Dire, c’est incarner

Homélie du frère Emmanuel Dumont – 6e Dimanche du Temps ordinaire – 12 février 2023

Que votre oui soit oui, êtes-vous d’accord ?

Vous êtes d’accord ?

Dire oui ou non, c’est beaucoup plus que penser oui ou non, c’est donner à entendre sa pensé, c’est transformer un acte intérieur en acte extérieur, c’est lui donner chair : dire c’est incarner.

Quand nous disons « oui » ou « non », nous ne faisons donc pas n’importe quoi. Vous le saviez déjà, mais quand c’est le Christ qui nous le dit, quand c’est le Verbe incarné qui nous le dit, alors, c’est autre chose.

1.2        Gloire et morale

Hier, à la manifestation, il y avait des gens qui chantaient « pour l’honneur des travailleurs et pour un monde meilleur ». Cela me rappelait le répond à la messe « pour la gloire de Dieu et le salut du monde ».

Je crois que c’est le sens profond du sermon sur la Montagne, que nous lisons sur plusieurs dimanches.

La gloire de Dieu, c’est ce que Dieu est. Et dans le sermon sur la Montagne, le Christ nous révèle la gloire du Verbe incarné. Et le salut du monde ou le monde meilleur, c’est ce que nous faisons ou ce que nous sommes appelés à faire.

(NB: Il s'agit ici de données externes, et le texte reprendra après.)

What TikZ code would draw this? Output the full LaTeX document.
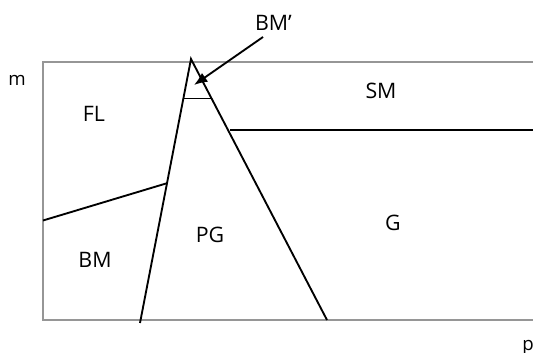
\documentclass[tikz,border=0pt]{standalone}
\usepackage{fontspec}
\setmainfont{Open Sans}
\usetikzlibrary{arrows.meta}
\definecolor{framegray}{RGB}{150,150,150}
\begin{document}
\begin{tikzpicture}[
    x=0.75pt, y=-0.75pt,
    frame/.style={draw=framegray, line width=1.5pt},
    boundary/.style={draw=black, line width=1.4pt},
    region/.style={inner sep=0pt, font=\fontsize{16}{19}\selectfont},
    axislabel/.style={inner sep=0pt, anchor=base, font=\fontsize{14}{17}\selectfont}]
    \clip (0,0) rectangle (533,353);
    % frame
    \draw [frame] (545,62) -- (43,62) -- (43,320) -- (545,320);
    % corners of the wedge
    \coordinate (apex) at (191,59);
    \coordinate (leftfoot) at (140,323);
    \coordinate (rightfoot) at (327,320);
    \coordinate (capleft) at (183.3,98.5);
    \coordinate (capright) at (211.7,98.5);
    \coordinate (smstart) at (230,130);
    \coordinate (smend) at (545,130);
    \coordinate (bmstart) at (43,220.5);
    \coordinate (bmend) at (166.7,183.3);
    \coordinate (arrowstart) at (263,37);
    \coordinate (tip) at (194,85);
    % boundaries
    \draw [boundary] (leftfoot) -- (apex) -- (rightfoot);
    \draw [boundary] (capleft) -- (capright);
    \draw [boundary] (smstart) -- (smend);
    \draw [boundary] (bmstart) -- (bmend);
    % labels
    \node [region] (bmp) at (273.5,23) {BM’};
    \node [region] (fl) at (94,114) {FL};
    \node [region] (sm) at (381,91) {SM};
    \node [region] (pg) at (210,235) {PG};
    \node [region] (g) at (393,223) {G};
    \node [region] (bm) at (95,260) {BM};
    \node [axislabel] (m) at (17,86) {m};
    \node [axislabel] (p) at (528,350) {p};
    \draw [boundary, -{Latex[length=10pt, width=8pt]}] (arrowstart) -- (tip);
\end{tikzpicture}
\end{document}
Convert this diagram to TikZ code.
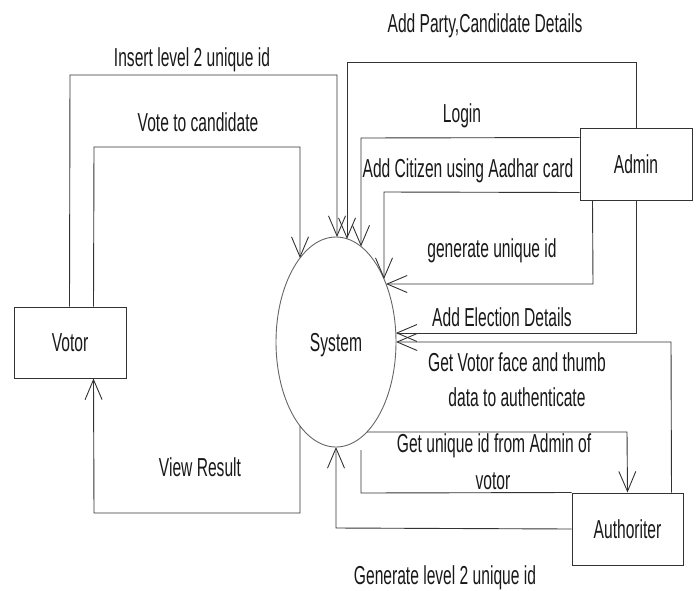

1.3        La folie de la vie chrétienne

Certains ont surtout interprété spirituellement ces conseils de Jésus : pour Augustin, par exemple, l’autel dont parle Jésus, c’est le Christ lui-même, on ne peut se présenter devant le Christ, on ne peut prier si on est en conflit avec son frère. Pour Thomas, l’œil droit qu’il faut arracher, ce sont les mouvements intérieurs ou les conseils extérieurs. Il invite ainsi à se séparer de son conseiller spirituel si il nous entraine vers le mal. Un conseil que les frères Philippe n’ont probablement pas fait lire autour d’eux.

Certains ont pensé que ces conseils étaient faits pour une élite, pour les meilleurs d’entre nous. D’autres (tels que Schweitzer) ont pensé que ces conseils étaient typiques des conseils de la fin des temps, quand on n’a plus besoin d’être réaliste parce que la fin approche. D’autres enfin (tels que Luther) ont préféré ne pas trop en parlé parce qu’on n’y voit trop les œuvres et pas assez la grâce.

Le sermon sur la montagne avec la réconciliation, l’amour de l’ennemi et l’absence d’adultère en pensée peut nous sembler fou, mais ce n’est rien par rapport à la folie de la Résurrection du Christ.

Quand les premiers chrétiens ont pris conscience et on parlé de cette Résurrection du Christ, ils n’ont pas voulue parler de quelque chose d’extérieur, mais de quelque chose d’intérieur.

1.4        Un schéma à colorier

Les Béatitudes, et les petites paraboles du sel de la terre et du lampadaire, c’était l’introduction. Maintenant, on rentre dans le cœur du sermon : Jésus est venu accomplir la Loi et les prophètes… Et à la fin du sermon il dira que le résumé de la loi et les prophètes, c’est la règle d’or : que tout ce que vous voulez que les autres fassent pour vous, faites-le pour eux. Et au milieu du sermon, on trouvera la prière du Notre Père, cette prière que prononçait le Christ lui-même et que nous faisons notre, intimement. Le sermon sur la montagne nous invite à intérioriser la vie du Christ.

Jésus nous parle bien de lui. C’est lui accomplit la loi et les prophètes. C’est lui qui réalise à la perfection la loi et qui remplit les promesses de la Torah et des prophètes. C’est-à-dire qui la remplie, qui l’incarne, qui lui donne forme, qui en révèle la vie. Il nous parle de lui qui aime ses ennemis, qui a le regard pur et qui vit pleinement la parole qu’il donne. C’est un sermon sur l’action de Dieu dans le monde. Mais Dieu n’agit pas sans nous, il nous entraine avec lui.

C’est comme si la loi et les prophètes étaient un schéma, des lignes directrices qui nous parlaient des promesses de Dieu et de la vie avec Dieu, et le Christ vient colorer le schéma, il vient remplir les promesses. Mais il ne nous laisse pas passif, il nous responsabilise, il nous invite à participer au coloriage.

Le chapitre 5 se poursuit avec le dépassement de la loi du talion et l’amour des ennemis pour finir sur cette formule : « soyez parfaits comme votre Père est parfait ». Ici, la perfection est exprimée par un mot grec qui indique le but. Orientons toute notre vie vers le seul qui mérite d’être notre but, vers Dieu.